Applying the induction hypothesis indirectly? I have trouble understanding this proof.

Yes, the statement $P(n)$ that you prove is

For every $n+1$ times differentiable function $R$, ...

and has only $n$ as free variable. Everything else, in particular $R$ is quantified within $P(n)$. For induction, you show $P(0)$, i.e.,

For every (once) differentiable function $R$, ...

and you show $\forall n\colon P(n)\to P(n+1)$ to finally arrive at

For all $n\in\Bbb N_0$, for every $n+1$ times differentiable function $R$ ...

For the induction step $\forall n\colon P(n)\to P(n+1)$, we proceed as follows: Let $n\in\Bbb N_0$ be arbitrary. We want to show $P(n)\to P(n+1)$. So assume $P(n)$. Now we want to show $P(n+1)$. So let $R$ be an arbitrary $n+2$ times differentiable with $R(a)=\ldots=R^{(n+1)}(a)=0$. Then $R'$ is $n+1$ times differentiable with $(R')'(a)=\ldots=(R')^{(n)}(a)=0$, hence $P(n)$ applies to $R'$ ... ... hence the conclusion holds for $R$. As $R$ was arbitrary, we conclude that $P(n+1)$ holds. Thus we have shows $P(n)\to P(n+1)$. As $n$ was arbitrary, we conclude $\forall n\in\Bbb N_0\colon P(n)\to P(n+1)$.

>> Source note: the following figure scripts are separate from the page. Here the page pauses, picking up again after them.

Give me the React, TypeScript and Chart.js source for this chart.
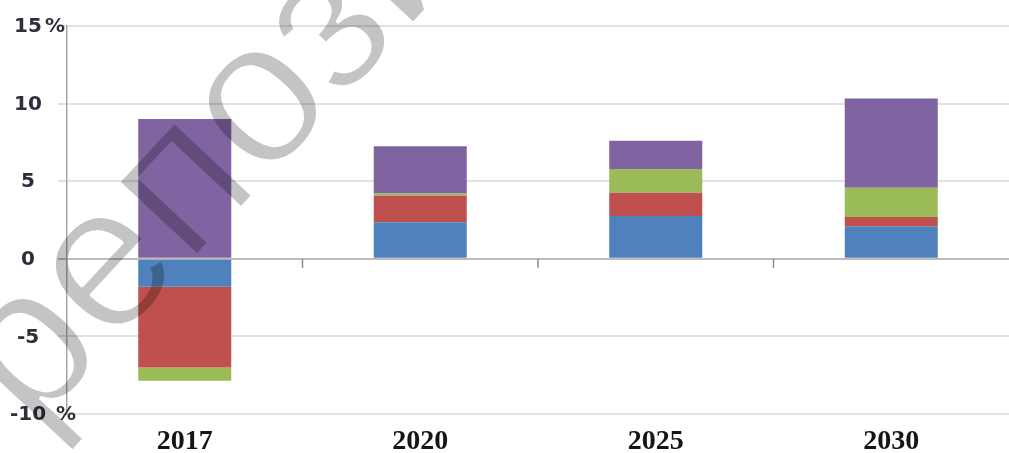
import React, { useEffect, useRef } from "react";
import { Chart, registerables } from "chart.js";

Chart.register(...registerables);

const categories = ["2017", "2020", "2025", "2030"];
const blueSeries = [-1.8, 2.35, 2.75, 2.1];
const redSeries = [-5.2, 1.72, 1.5, 0.6];
const greenSeries = [-0.85, 0.13, 1.53, 1.87];
const purpleSeries = [9.0, 3.05, 1.82, 5.76];

const yTickValues = [-10, -5, 0, 5, 10, 15];
const yTickLabels = ["-10", "-5", "0", "5", "10", "15"];
const yTickSuffixes = [" %", "", "", "", "", "%"];

const watermarkText = "репозиторий";

const yLabelsPlugin = {
  id: "yLabels",
  afterDraw(chart: any) {
    const { ctx, scales } = chart;
    const y = scales.y;
    ctx.save();
    ctx.font = "bold 20px 'DejaVu Sans'";
    ctx.fillStyle = "#2e2e3c";
    ctx.textBaseline = "middle";
    yTickValues.forEach((v, i) => {
      const py = y.getPixelForValue(v) + 1;
      const label = yTickLabels[i];
      const w = ctx.measureText(label).width;
      const cx = 28;
      ctx.textAlign = "left";
      ctx.fillText(label, cx - w / 2, py);
      if (yTickSuffixes[i]) {
        ctx.fillText(yTickSuffixes[i], cx + w / 2 + 3, py);
      }
    });
    ctx.restore();
  },
};

const zeroTicksPlugin = {
  id: "zeroTicks",
  afterDatasetsDraw(chart: any) {
    const { ctx, scales } = chart;
    const x = scales.x;
    const y = scales.y;
    const y0 = y.getPixelForValue(0);
    ctx.save();
    ctx.strokeStyle = "#8a8a8a";
    ctx.lineWidth = 1.5;
    for (let i = 0; i < categories.length - 1; i++) {
      const px = (x.getPixelForValue(i) + x.getPixelForValue(i + 1)) / 2;
      ctx.beginPath();
      ctx.moveTo(px, y0);
      ctx.lineTo(px, y0 + 9);
      ctx.stroke();
    }
    ctx.restore();
  },
};

const watermarkPlugin = {
  id: "watermark",
  afterDraw(chart: any) {
    const { ctx, width, height } = chart;
    const off = document.createElement("canvas");
    off.width = width;
    off.height = height;
    const o = off.getContext("2d");
    if (!o) return;
    o.translate(32, 433);
    o.rotate((-47 * Math.PI) / 180);
    o.font = "205px 'Liberation Sans'";
    o.textAlign = "left";
    o.textBaseline = "alphabetic";
    o.fillStyle = "#000";
    o.fillText(watermarkText, 0, 0);
    o.globalCompositeOperation = "destination-out";
    o.lineWidth = 4;
    o.lineJoin = "round";
    o.strokeStyle = "#000";
    o.strokeText(watermarkText, 0, 0);
    ctx.save();
    ctx.globalAlpha = 0.23;
    ctx.drawImage(off, 0, 0);
    ctx.restore();
  },
};

export default function App() {
  const canvasRef = useRef<HTMLCanvasElement | null>(null);

  useEffect(() => {
    if (!canvasRef.current) return;
    const chart = new Chart(canvasRef.current, {
      type: "bar",
      data: {
        labels: categories,
        datasets: [
          { label: "blue", data: blueSeries, backgroundColor: "#4F81BD" },
          { label: "red", data: redSeries, backgroundColor: "#C0504D" },
          { label: "green", data: greenSeries, backgroundColor: "#9BBB59" },
          { label: "purple", data: purpleSeries, backgroundColor: "#8064A2" },
        ],
      },
      options: {
        responsive: false,
        animation: false,
        layout: { padding: { top: 26, left: 0, right: 0, bottom: 0 } },
        datasets: {
          bar: { barPercentage: 0.395, categoryPercentage: 1.0, borderWidth: 0 },
        },
        plugins: {
          legend: { display: false },
          tooltip: { enabled: false },
        },
        scales: {
          x: {
            stacked: true,
            grid: { display: false },
            border: { display: false },
            ticks: {
              font: { family: "'Liberation Serif'", size: 28, weight: "bold" },
              color: "#151515",
              padding: 3,
              maxRotation: 0,
            },
            afterFit: (scale: any) => {
              scale.height = 39;
            },
          },
          y: {
            stacked: true,
            min: -10,
            max: 15,
            ticks: { display: false, stepSize: 5 },
            grid: {
              color: (c: any) => (c.tick && c.tick.value === 0 ? "#bdbdbd" : "#e2e2e2"),
              lineWidth: 2,
              drawTicks: true,
              tickLength: 9,
            },
            border: { display: true, color: "#a8a8a8", width: 1.5 },
            afterFit: (scale: any) => {
              scale.width = 67;
            },
          },
        },
      },
      plugins: [zeroTicksPlugin, yLabelsPlugin, watermarkPlugin],
    });
    return () => chart.destroy();
  }, []);

  return (
    <div style={{ position: "fixed", left: 0, top: 0, width: 1009, height: 453, background: "#fff" }}>
      <canvas ref={canvasRef} width={1009} height={453} style={{ display: "block" }} />
    </div>
  );
}
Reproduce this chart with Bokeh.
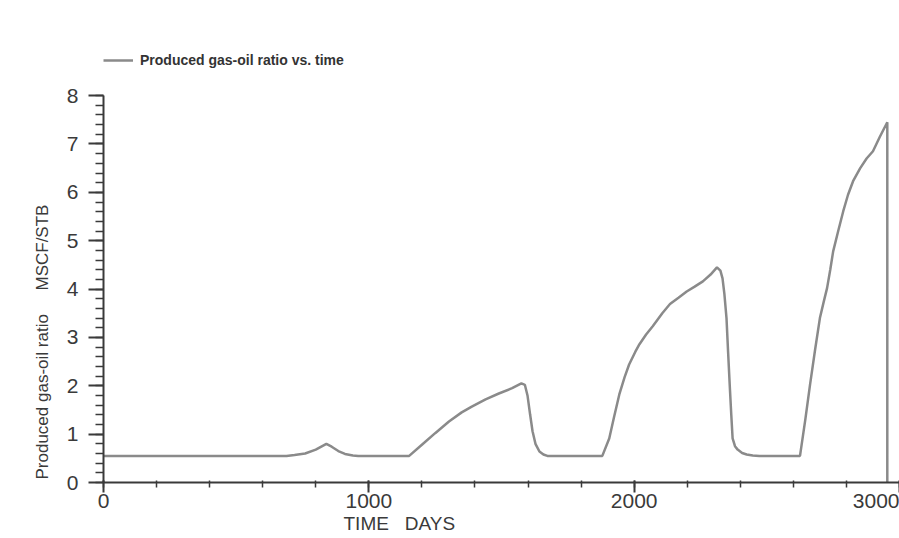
from bokeh.plotting import figure
from bokeh.models import Range1d, FixedTicker, Legend, LegendItem, Title
from bokeh.embed import file_html
from bokeh.resources import INLINE

# Produced gas-oil ratio (MSCF/STB) vs. time (days)
days = [0, 690, 720, 760, 800, 840, 860, 885, 910, 940, 960,
        1152, 1200, 1250, 1302, 1350, 1388, 1440, 1490, 1540, 1575, 1588, 1598,
        1608, 1617, 1628, 1643, 1658, 1673,
        1880, 1906, 1924, 1944, 1964, 1981, 2004, 2020, 2045, 2070, 2106, 2135,
        2167, 2198, 2228, 2259, 2288, 2312, 2325, 2333, 2340, 2348, 2354, 2360,
        2366, 2371, 2380, 2390, 2407, 2424, 2447, 2472,
        2625, 2645, 2663, 2682, 2700, 2715, 2727, 2739, 2750, 2769, 2788, 2806,
        2825, 2852, 2876, 2900, 2926, 2954, 2954]
gor = [0.55, 0.55, 0.57, 0.60, 0.68, 0.80, 0.74, 0.65, 0.59, 0.56, 0.55,
       0.55, 0.78, 1.02, 1.26, 1.45, 1.57, 1.72, 1.84, 1.95, 2.05, 2.02, 1.80,
       1.40, 1.06, 0.80, 0.64, 0.58, 0.55,
       0.55, 0.91, 1.35, 1.82, 2.18, 2.44, 2.70, 2.86, 3.06, 3.23, 3.50, 3.69,
       3.82, 3.95, 4.05, 4.16, 4.30, 4.45, 4.38, 4.22, 3.90, 3.40, 2.70, 2.03,
       1.40, 0.91, 0.75, 0.68, 0.61, 0.58, 0.56, 0.55,
       0.55, 1.30, 2.03, 2.75, 3.40, 3.75, 4.02, 4.40, 4.78, 5.20, 5.61, 5.95,
       6.23, 6.50, 6.70, 6.85, 7.15, 7.45, 0.0]

x_major = [0, 1000, 2000, 3000]
x_minor = list(range(0, 3001, 200))
y_major = [0, 1, 2, 3, 4, 5, 6, 7, 8]
y_minor = [i / 5 for i in range(0, 41)]

series_label = "Produced gas-oil ratio vs. time"
x_title = "TIME\u00a0\u00a0\u00a0DAYS"
y_title = "Produced gas-oil ratio\u00a0\u00a0\u00a0\u00a0\u00a0MSCF/STB"

AX = "#3a3a3a"
FONT = "Liberation Sans"

p = figure(width=899, height=538, x_range=Range1d(0, 3000), y_range=Range1d(0, 9.14),
           output_backend="svg", toolbar_location=None,
           min_border_left=103, min_border_right=0, min_border_top=40, min_border_bottom=56)
p.outline_line_color = None
p.xgrid.visible = False
p.ygrid.visible = False
p.background_fill_color = "white"
p.border_fill_color = "white"

r = p.line(days, gor, line_color="#8a8a8a", line_width=2.5)

for ax in (p.xaxis[0], p.yaxis[0]):
    ax.axis_line_color = AX
    ax.axis_line_width = 2
    ax.major_tick_line_color = AX
    ax.minor_tick_line_color = AX
    ax.major_tick_line_width = 2
    ax.minor_tick_line_width = 1.5
    ax.major_label_text_font = FONT
    ax.major_label_text_font_size = "21px"
    ax.major_label_text_color = AX
    ax.major_label_text_line_height = 1.0

p.xaxis.ticker = FixedTicker(ticks=x_major, minor_ticks=x_minor)
p.xaxis.major_tick_out = 10
p.xaxis.major_tick_in = 2
p.xaxis.minor_tick_out = 5
p.xaxis.minor_tick_in = 2
p.xaxis.major_label_standoff = 1

p.yaxis.ticker = FixedTicker(ticks=y_major, minor_ticks=y_minor)
p.yaxis.bounds = (0, 8)
p.yaxis.major_tick_out = 15
p.yaxis.major_tick_in = 0
p.yaxis.minor_tick_out = 8
p.yaxis.minor_tick_in = 0
p.yaxis.major_label_standoff = 10

p.add_layout(Title(text=x_title, align="left", offset=240, text_font=FONT,
                   text_font_size="19px", text_font_style="normal", text_color=AX,
                   text_line_height=0.75, standoff=0), "below")
p.add_layout(Title(text=y_title, align="left", offset=3, text_font=FONT,
                   text_font_size="17px", text_font_style="normal", text_color=AX,
                   text_line_height=1.0, standoff=24), "left")

legend = Legend(items=[LegendItem(label=series_label, renderers=[r])],
                location=(0, 414), orientation="horizontal",
                label_text_font=FONT, label_text_font_size="14px",
                label_text_font_style="bold", label_text_color="#333333",
                glyph_width=30, glyph_height=12, label_standoff=7,
                padding=0, margin=0, border_line_color=None,
                background_fill_alpha=0)
p.add_layout(legend, "center")

open("out.html", "w").write(file_html(p, INLINE))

We have taken the function $R $ such that it is $n+2$ times differentiable and $R^{(k)}(a)=0$,$k=0,1,\ldots,n+1$. Our Induction assumption is that the proposition holds for for all functions with degree less than that of $R$. Now if we take $R'$, it has one degree less than that of $R$, it is $(n+1) $ times differentiable and since $R^{(k)}(a)=0$, $k=0,1,\ldots,n+1$, we have $(R')^{(k)}(a)=0$, $k=0,1,\ldots,n$. Hence we can apply the induction assumption for $R'$ and proceed as shown in the textbook.